In this case what if she outright refuses? and still doesn't let me see him? What then?
Also, if she becomes completely hostile, how fast can I potentially make things happen? i.e. a court stepping in and giving a verdict to let me see much son? I'm trying to gauge a scenario of how long I won't be able to see my son?
Furthermore, I have heard horror stories from friends that she can simply ignore the court and not allow me to see my son, can she do this? If she doe's do this, what are the consequences for her?
You should move swiftly and with speed. Real quick
0) Stop arguing or engaging with her. It's never going to help. A parent who weaponises contact is hopeless.

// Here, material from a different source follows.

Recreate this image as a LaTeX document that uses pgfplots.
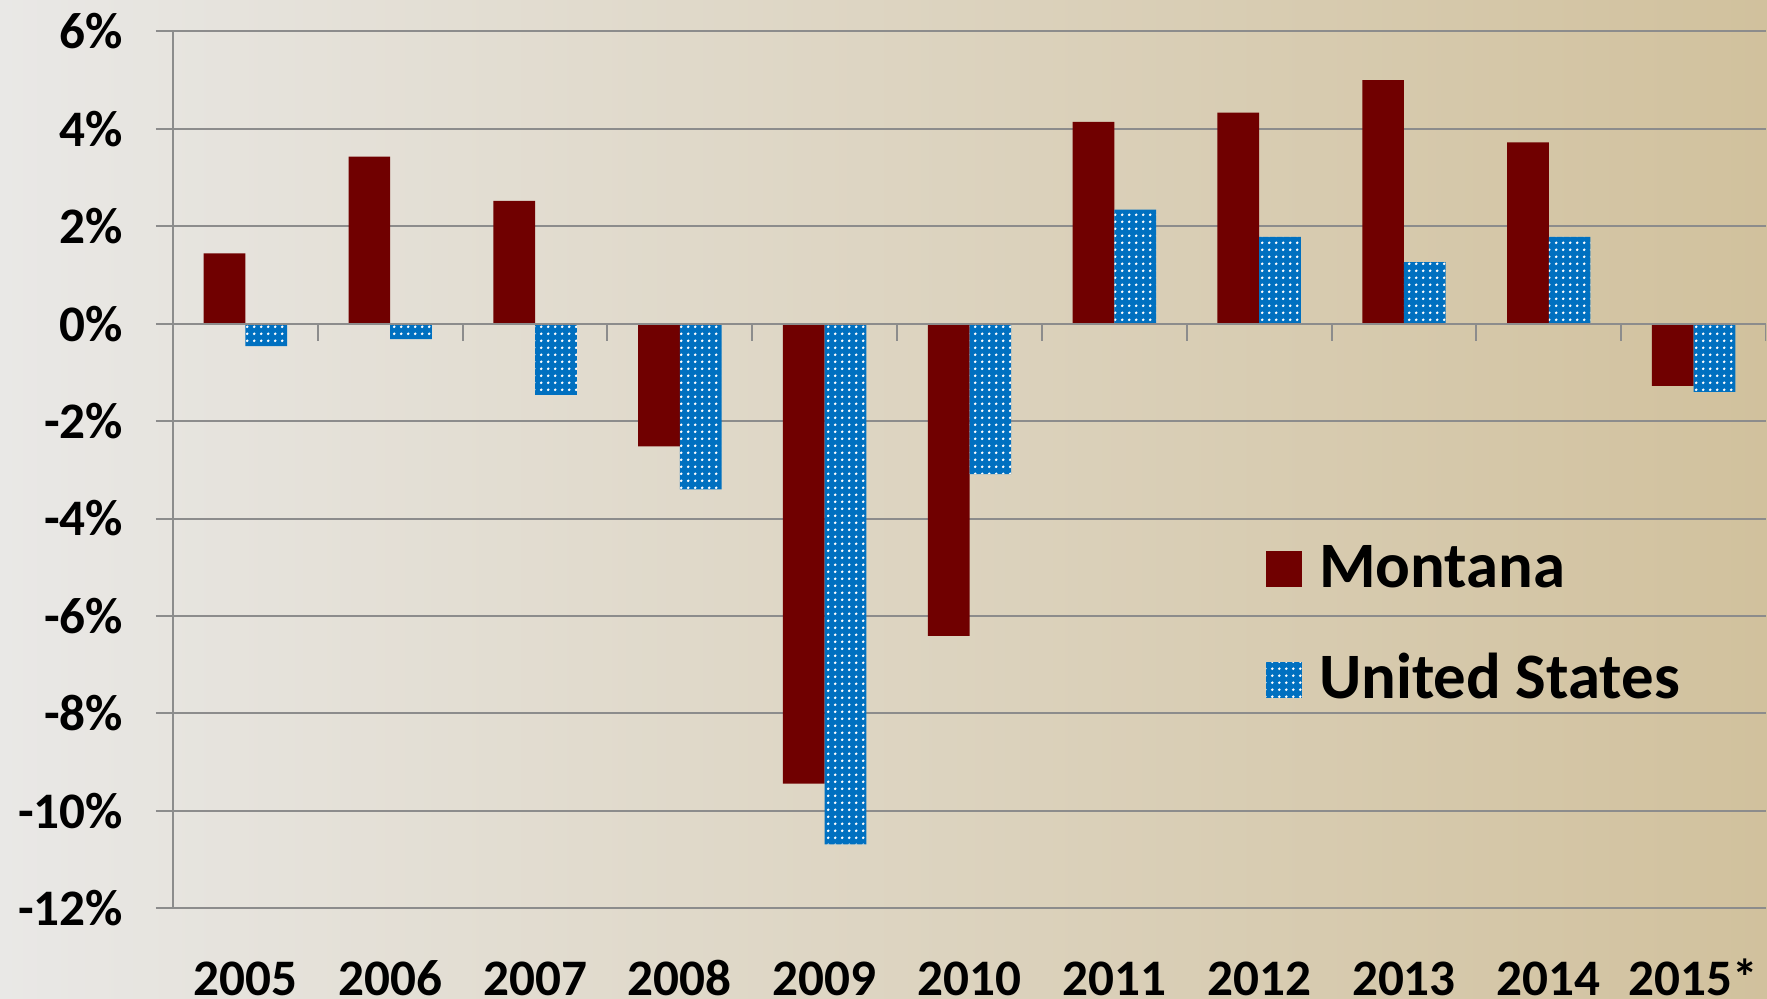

1) Yes find a mediator, start mediation. Get your form signed quick - given her attitude you should be able to do this in a week or two.
2) At the same time start filling out a C100. It's a relatively simple form. You don't need a lot of evidence in it just what you would like to achieve. Forget the school fees - make this about contact, and what sort of arrangements you want.
3) Lodge the application, and wait for your FHDRA.
Do not pay her more than the CMS says you should pay.
No she cannot ignore court orders - you can go back to court to enforce them. Recently I had a hearing where a judge talked to the mother in person and told her if she messed up with the order she can be sent to prison, "do you understand?".
You need to be swift and firm with court action.